__To be done__. Omit every picture and return the rest of the data unaltered.

__Data excerpt__.
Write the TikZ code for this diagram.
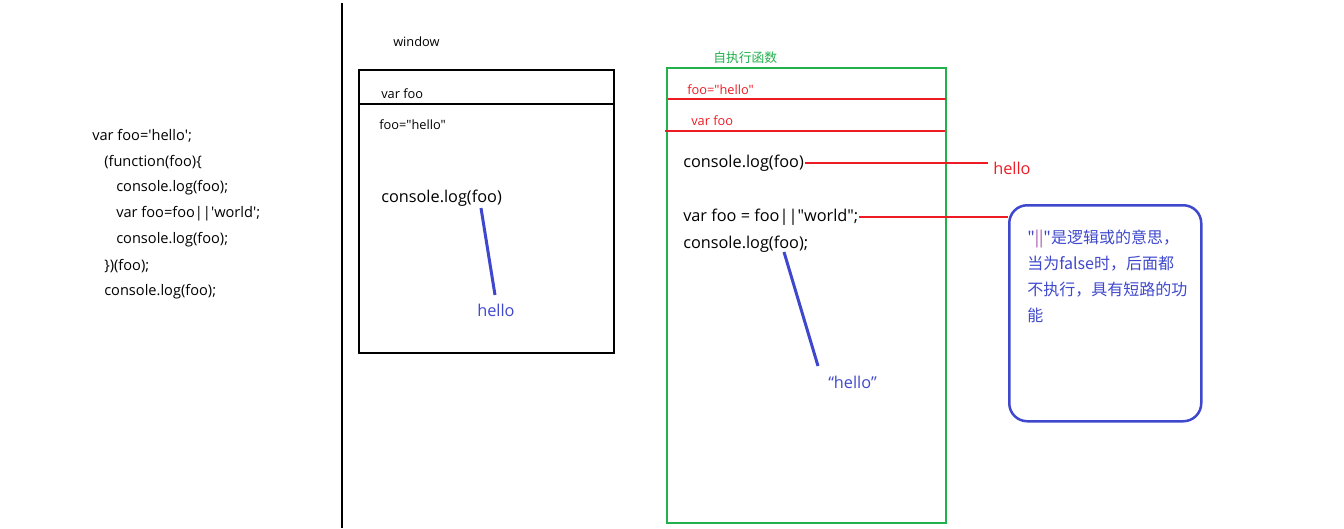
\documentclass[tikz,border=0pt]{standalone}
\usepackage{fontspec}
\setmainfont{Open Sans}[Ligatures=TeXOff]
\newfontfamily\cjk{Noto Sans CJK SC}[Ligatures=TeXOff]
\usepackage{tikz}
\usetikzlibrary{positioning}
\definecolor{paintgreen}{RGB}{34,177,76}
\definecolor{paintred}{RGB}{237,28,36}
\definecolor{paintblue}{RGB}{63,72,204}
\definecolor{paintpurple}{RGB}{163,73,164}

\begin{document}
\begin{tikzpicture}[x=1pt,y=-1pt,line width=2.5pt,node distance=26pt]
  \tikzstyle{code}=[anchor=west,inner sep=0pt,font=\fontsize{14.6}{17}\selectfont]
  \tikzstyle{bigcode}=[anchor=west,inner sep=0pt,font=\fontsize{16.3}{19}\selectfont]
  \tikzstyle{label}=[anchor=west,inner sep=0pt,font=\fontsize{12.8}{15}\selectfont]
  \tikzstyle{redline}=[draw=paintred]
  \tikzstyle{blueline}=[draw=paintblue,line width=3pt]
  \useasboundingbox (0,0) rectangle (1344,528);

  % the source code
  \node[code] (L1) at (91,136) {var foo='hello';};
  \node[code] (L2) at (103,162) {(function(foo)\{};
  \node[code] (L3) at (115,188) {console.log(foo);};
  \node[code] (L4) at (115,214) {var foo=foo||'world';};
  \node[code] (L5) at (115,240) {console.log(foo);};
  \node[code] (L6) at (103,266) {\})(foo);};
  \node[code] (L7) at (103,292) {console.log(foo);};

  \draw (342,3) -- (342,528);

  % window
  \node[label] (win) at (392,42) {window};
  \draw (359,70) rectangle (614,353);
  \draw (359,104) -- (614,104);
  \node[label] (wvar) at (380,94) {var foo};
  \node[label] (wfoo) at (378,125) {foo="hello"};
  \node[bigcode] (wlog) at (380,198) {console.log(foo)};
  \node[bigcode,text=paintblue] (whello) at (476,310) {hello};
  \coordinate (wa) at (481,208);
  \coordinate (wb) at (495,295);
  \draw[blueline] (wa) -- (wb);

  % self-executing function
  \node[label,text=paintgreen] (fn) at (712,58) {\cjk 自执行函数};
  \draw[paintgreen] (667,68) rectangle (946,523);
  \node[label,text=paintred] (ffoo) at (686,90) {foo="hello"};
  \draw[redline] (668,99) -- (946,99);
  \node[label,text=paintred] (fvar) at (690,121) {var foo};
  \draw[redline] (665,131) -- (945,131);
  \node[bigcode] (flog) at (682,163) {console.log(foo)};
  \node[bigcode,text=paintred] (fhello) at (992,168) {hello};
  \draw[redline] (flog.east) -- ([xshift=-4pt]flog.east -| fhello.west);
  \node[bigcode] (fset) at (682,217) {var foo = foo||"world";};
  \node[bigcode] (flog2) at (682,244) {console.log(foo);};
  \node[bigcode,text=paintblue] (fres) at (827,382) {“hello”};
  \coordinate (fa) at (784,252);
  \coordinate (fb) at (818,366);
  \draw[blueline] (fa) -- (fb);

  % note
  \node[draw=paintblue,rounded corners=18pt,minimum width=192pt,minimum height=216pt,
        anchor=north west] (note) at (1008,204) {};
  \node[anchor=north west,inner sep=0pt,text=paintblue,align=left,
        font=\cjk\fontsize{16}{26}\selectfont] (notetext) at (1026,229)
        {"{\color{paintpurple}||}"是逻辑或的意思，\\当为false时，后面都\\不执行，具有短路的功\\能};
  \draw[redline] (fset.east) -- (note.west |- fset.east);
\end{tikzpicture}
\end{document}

__Response to this exercise__.
Write the TikZ code for this diagram.
\documentclass[tikz,border=0pt]{standalone}
\usepackage{fontspec}
\setmainfont{Open Sans}[Ligatures=TeXOff]
\newfontfamily\cjk{Noto Sans CJK SC}[Ligatures=TeXOff]
\usepackage{tikz}
\usetikzlibrary{positioning}
\definecolor{paintgreen}{RGB}{34,177,76}
\definecolor{paintred}{RGB}{237,28,36}
\definecolor{paintblue}{RGB}{63,72,204}
\definecolor{paintpurple}{RGB}{163,73,164}

\begin{document}
\begin{tikzpicture}[x=1pt,y=-1pt,line width=2.5pt,node distance=26pt]
  \tikzstyle{code}=[anchor=west,inner sep=0pt,font=\fontsize{14.6}{17}\selectfont]
  \tikzstyle{bigcode}=[anchor=west,inner sep=0pt,font=\fontsize{16.3}{19}\selectfont]
  \tikzstyle{label}=[anchor=west,inner sep=0pt,font=\fontsize{12.8}{15}\selectfont]
  \tikzstyle{redline}=[draw=paintred]
  \tikzstyle{blueline}=[draw=paintblue,line width=3pt]
  \useasboundingbox (0,0) rectangle (1344,528);

  % the source code
  \node[code] (L1) at (91,136) {var foo='hello';};
  \node[code] (L2) at (103,162) {(function(foo)\{};
  \node[code] (L3) at (115,188) {console.log(foo);};
  \node[code] (L4) at (115,214) {var foo=foo||'world';};
  \node[code] (L5) at (115,240) {console.log(foo);};
  \node[code] (L6) at (103,266) {\})(foo);};
  \node[code] (L7) at (103,292) {console.log(foo);};

  \draw (342,3) -- (342,528);

  % window
  \node[label] (win) at (392,42) {window};
  \draw (359,70) rectangle (614,353);
  \draw (359,104) -- (614,104);
  \node[label] (wvar) at (380,94) {var foo};
  \node[label] (wfoo) at (378,125) {foo="hello"};
  \node[bigcode] (wlog) at (380,198) {console.log(foo)};
  \node[bigcode,text=paintblue] (whello) at (476,310) {hello};
  \coordinate (wa) at (481,208);
  \coordinate (wb) at (495,295);
  \draw[blueline] (wa) -- (wb);

  % self-executing function
  \node[label,text=paintgreen] (fn) at (712,58) {\cjk 自执行函数};
  \draw[paintgreen] (667,68) rectangle (946,523);
  \node[label,text=paintred] (ffoo) at (686,90) {foo="hello"};
  \draw[redline] (668,99) -- (946,99);
  \node[label,text=paintred] (fvar) at (690,121) {var foo};
  \draw[redline] (665,131) -- (945,131);
  \node[bigcode] (flog) at (682,163) {console.log(foo)};
  \node[bigcode,text=paintred] (fhello) at (992,168) {hello};
  \draw[redline] (flog.east) -- ([xshift=-4pt]flog.east -| fhello.west);
  \node[bigcode] (fset) at (682,217) {var foo = foo||"world";};
  \node[bigcode] (flog2) at (682,244) {console.log(foo);};
  \node[bigcode,text=paintblue] (fres) at (827,382) {“hello”};
  \coordinate (fa) at (784,252);
  \coordinate (fb) at (818,366);
  \draw[blueline] (fa) -- (fb);

  % note
  \node[draw=paintblue,rounded corners=18pt,minimum width=192pt,minimum height=216pt,
        anchor=north west] (note) at (1008,204) {};
  \node[anchor=north west,inner sep=0pt,text=paintblue,align=left,
        font=\cjk\fontsize{16}{26}\selectfont] (notetext) at (1026,229)
        {"{\color{paintpurple}||}"是逻辑或的意思，\\当为false时，后面都\\不执行，具有短路的功\\能};
  \draw[redline] (fset.east) -- (note.west |- fset.east);
\end{tikzpicture}
\end{document}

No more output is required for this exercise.